Information supplied ->
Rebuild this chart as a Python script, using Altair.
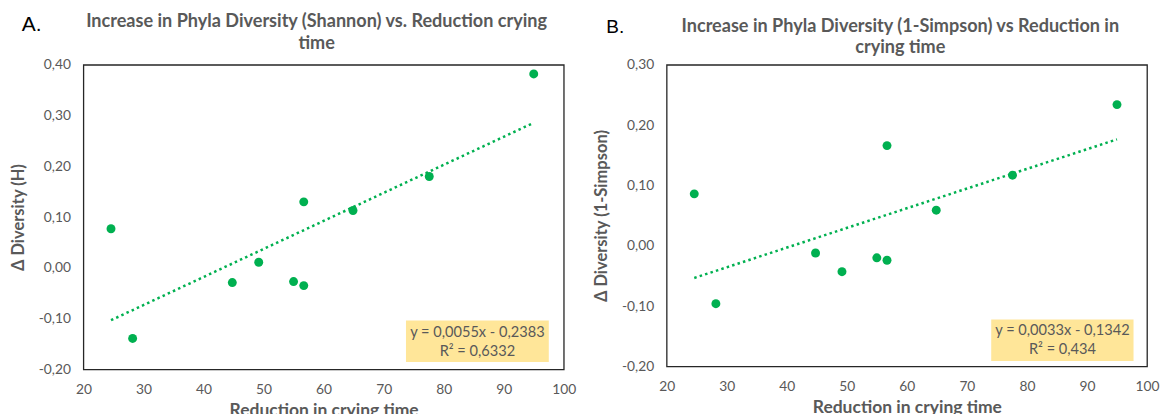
import altair as alt
import pandas as pd

# Data
reduction = [24.6, 28.2, 44.8, 49.2, 55.0, 56.7, 56.7, 64.9, 77.6, 95.0]
shannon = [0.077, -0.139, -0.029, 0.011, -0.027, -0.035, 0.130, 0.113, 0.180, 0.382]
simpson = [0.086, -0.096, -0.012, -0.043, -0.020, -0.024, 0.166, 0.059, 0.117, 0.234]

x_ticks = [20, 30, 40, 50, 60, 70, 80, 90, 100]
y_ticks_a = [-0.2, -0.1, 0.0, 0.1, 0.2, 0.3, 0.4]
y_ticks_b = [-0.2, -0.1, 0.0, 0.1, 0.2, 0.3]

title_a = ["Increase in Phyla Diversity (Shannon) vs. Reduction crying", "time"]
title_b = ["Increase in Phyla Diversity (1-Simpson) vs Reduction in", "crying time"]
eq_a = ["y = 0,0055x - 0,2383", "R² = 0,6332"]
eq_b = ["y = 0,0033x - 0,1342", "R² = 0,434"]

df = pd.DataFrame({"x": reduction, "shannon": shannon, "simpson": simpson})

GREEN = "#00B050"
GREY = "#595959"
FONT = "Lato"

label_expr = "(datum.value < 0 ? '-' : '') + replace(format(abs(datum.value), '.2f'), '.', ',')"


def panel(field, ytitle, yticks, height, title, title_y, letter, letter_pos, eq, box, eq_pos):
    base = alt.Chart(df)
    xenc = alt.X(
        "x:Q",
        scale=alt.Scale(domain=[20, 100], nice=False),
        axis=alt.Axis(values=x_ticks, title="Reduction in crying time", grid=False,
                      ticks=False, tickSize=0, domain=False, labelPadding=13,
                      labelFlush=False, titlePadding=5, titleFontSize=17.5),
    )
    yenc = alt.Y(
        f"{field}:Q",
        scale=alt.Scale(domain=[yticks[0], yticks[-1]], nice=False, zero=False),
        axis=alt.Axis(values=yticks, title=ytitle, grid=False, ticks=False, tickSize=0,
                      domain=False, labelExpr=label_expr, labelPadding=13,
                      labelFlush=False, titlePadding=12, titleFontSize=16.5),
    )
    pts = base.mark_circle(size=80, color=GREEN, opacity=1).encode(x=xenc, y=yenc)
    trend = (
        base.transform_regression("x", field)
        .mark_line(color=GREEN, strokeDash=[2.5, 3.2], strokeWidth=2.5)
        .encode(x="x:Q", y=f"{field}:Q")
    )
    one = alt.Chart(pd.DataFrame({"k": [0]}))
    rect = one.mark_rect(color="#FFE699").encode(
        x=alt.value(box[0]), x2=alt.value(box[1]), y=alt.value(box[2]), y2=alt.value(box[3])
    )
    t1 = one.mark_text(font=FONT, fontSize=14.6, color=GREY).encode(
        x=alt.value(eq_pos[0]), y=alt.value(eq_pos[1]), text=alt.value(eq[0])
    )
    t2 = one.mark_text(font=FONT, fontSize=14.6, color=GREY).encode(
        x=alt.value(eq_pos[0]), y=alt.value(eq_pos[2]), text=alt.value(eq[1])
    )
    h1 = one.mark_text(font=FONT, fontSize=18.1, fontWeight="bold", color=GREY).encode(
        x=alt.value(title_y[0]), y=alt.value(title_y[1]), text=alt.value(title[0])
    )
    h2 = one.mark_text(font=FONT, fontSize=18.1, fontWeight="bold", color=GREY).encode(
        x=alt.value(title_y[0]), y=alt.value(title_y[2]), text=alt.value(title[1])
    )
    let = one.mark_text(font="Liberation Sans", fontSize=letter_pos[2], color="black").encode(
        x=alt.value(letter_pos[0]), y=alt.value(letter_pos[1]), text=alt.value(letter)
    )
    return alt.layer(rect, trend, pts, t1, t2, h1, h2, let).properties(
        width=481,
        height=height,
    )


a = panel("shannon", "Δ Diversity (H)", y_ticks_a, 305, title_a, (233.5, -42.6, -20.6),
          "A.", (-51.8, -39.5, 21), eq_a, (323, 466, 256, 297.7), (394.5, 268.4, 287.4))
b = panel("simpson", "Δ Diversity (1-Simpson)", y_ticks_b, 302, title_b, (234, -38.3, -16.6),
          "B.", (-51.5, -38.3, 19), eq_b, (325, 467.5, 255, 296.7), (396.3, 266.7, 286))

chart = (
    alt.hconcat(a, b, spacing=103, bounds="flush")
    .properties(padding={"left": 9.5, "top": 11.6, "right": 0, "bottom": 0},
                background="white")
    .configure_view(stroke="#262626", strokeWidth=1.3)
    .configure_axis(labelFont=FONT, labelFontSize=13.8, labelColor=GREY,
                    titleFont=FONT, titleFontWeight="bold", titleColor=GREY)
)

chart.save("out.html", embed_options={"renderer": "svg", "actions": False})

Required task ->
Reproduce the data above in full, exactly as it is, with the pictures left out.

The result ->
Rebuild this chart as a Python script, using Altair.
import altair as alt
import pandas as pd

# Data
reduction = [24.6, 28.2, 44.8, 49.2, 55.0, 56.7, 56.7, 64.9, 77.6, 95.0]
shannon = [0.077, -0.139, -0.029, 0.011, -0.027, -0.035, 0.130, 0.113, 0.180, 0.382]
simpson = [0.086, -0.096, -0.012, -0.043, -0.020, -0.024, 0.166, 0.059, 0.117, 0.234]

x_ticks = [20, 30, 40, 50, 60, 70, 80, 90, 100]
y_ticks_a = [-0.2, -0.1, 0.0, 0.1, 0.2, 0.3, 0.4]
y_ticks_b = [-0.2, -0.1, 0.0, 0.1, 0.2, 0.3]

title_a = ["Increase in Phyla Diversity (Shannon) vs. Reduction crying", "time"]
title_b = ["Increase in Phyla Diversity (1-Simpson) vs Reduction in", "crying time"]
eq_a = ["y = 0,0055x - 0,2383", "R² = 0,6332"]
eq_b = ["y = 0,0033x - 0,1342", "R² = 0,434"]

df = pd.DataFrame({"x": reduction, "shannon": shannon, "simpson": simpson})

GREEN = "#00B050"
GREY = "#595959"
FONT = "Lato"

label_expr = "(datum.value < 0 ? '-' : '') + replace(format(abs(datum.value), '.2f'), '.', ',')"


def panel(field, ytitle, yticks, height, title, title_y, letter, letter_pos, eq, box, eq_pos):
    base = alt.Chart(df)
    xenc = alt.X(
        "x:Q",
        scale=alt.Scale(domain=[20, 100], nice=False),
        axis=alt.Axis(values=x_ticks, title="Reduction in crying time", grid=False,
                      ticks=False, tickSize=0, domain=False, labelPadding=13,
                      labelFlush=False, titlePadding=5, titleFontSize=17.5),
    )
    yenc = alt.Y(
        f"{field}:Q",
        scale=alt.Scale(domain=[yticks[0], yticks[-1]], nice=False, zero=False),
        axis=alt.Axis(values=yticks, title=ytitle, grid=False, ticks=False, tickSize=0,
                      domain=False, labelExpr=label_expr, labelPadding=13,
                      labelFlush=False, titlePadding=12, titleFontSize=16.5),
    )
    pts = base.mark_circle(size=80, color=GREEN, opacity=1).encode(x=xenc, y=yenc)
    trend = (
        base.transform_regression("x", field)
        .mark_line(color=GREEN, strokeDash=[2.5, 3.2], strokeWidth=2.5)
        .encode(x="x:Q", y=f"{field}:Q")
    )
    one = alt.Chart(pd.DataFrame({"k": [0]}))
    rect = one.mark_rect(color="#FFE699").encode(
        x=alt.value(box[0]), x2=alt.value(box[1]), y=alt.value(box[2]), y2=alt.value(box[3])
    )
    t1 = one.mark_text(font=FONT, fontSize=14.6, color=GREY).encode(
        x=alt.value(eq_pos[0]), y=alt.value(eq_pos[1]), text=alt.value(eq[0])
    )
    t2 = one.mark_text(font=FONT, fontSize=14.6, color=GREY).encode(
        x=alt.value(eq_pos[0]), y=alt.value(eq_pos[2]), text=alt.value(eq[1])
    )
    h1 = one.mark_text(font=FONT, fontSize=18.1, fontWeight="bold", color=GREY).encode(
        x=alt.value(title_y[0]), y=alt.value(title_y[1]), text=alt.value(title[0])
    )
    h2 = one.mark_text(font=FONT, fontSize=18.1, fontWeight="bold", color=GREY).encode(
        x=alt.value(title_y[0]), y=alt.value(title_y[2]), text=alt.value(title[1])
    )
    let = one.mark_text(font="Liberation Sans", fontSize=letter_pos[2], color="black").encode(
        x=alt.value(letter_pos[0]), y=alt.value(letter_pos[1]), text=alt.value(letter)
    )
    return alt.layer(rect, trend, pts, t1, t2, h1, h2, let).properties(
        width=481,
        height=height,
    )


a = panel("shannon", "Δ Diversity (H)", y_ticks_a, 305, title_a, (233.5, -42.6, -20.6),
          "A.", (-51.8, -39.5, 21), eq_a, (323, 466, 256, 297.7), (394.5, 268.4, 287.4))
b = panel("simpson", "Δ Diversity (1-Simpson)", y_ticks_b, 302, title_b, (234, -38.3, -16.6),
          "B.", (-51.5, -38.3, 19), eq_b, (325, 467.5, 255, 296.7), (396.3, 266.7, 286))

chart = (
    alt.hconcat(a, b, spacing=103, bounds="flush")
    .properties(padding={"left": 9.5, "top": 11.6, "right": 0, "bottom": 0},
                background="white")
    .configure_view(stroke="#262626", strokeWidth=1.3)
    .configure_axis(labelFont=FONT, labelFontSize=13.8, labelColor=GREY,
                    titleFont=FONT, titleFontWeight="bold", titleColor=GREY)
)

chart.save("out.html", embed_options={"renderer": "svg", "actions": False})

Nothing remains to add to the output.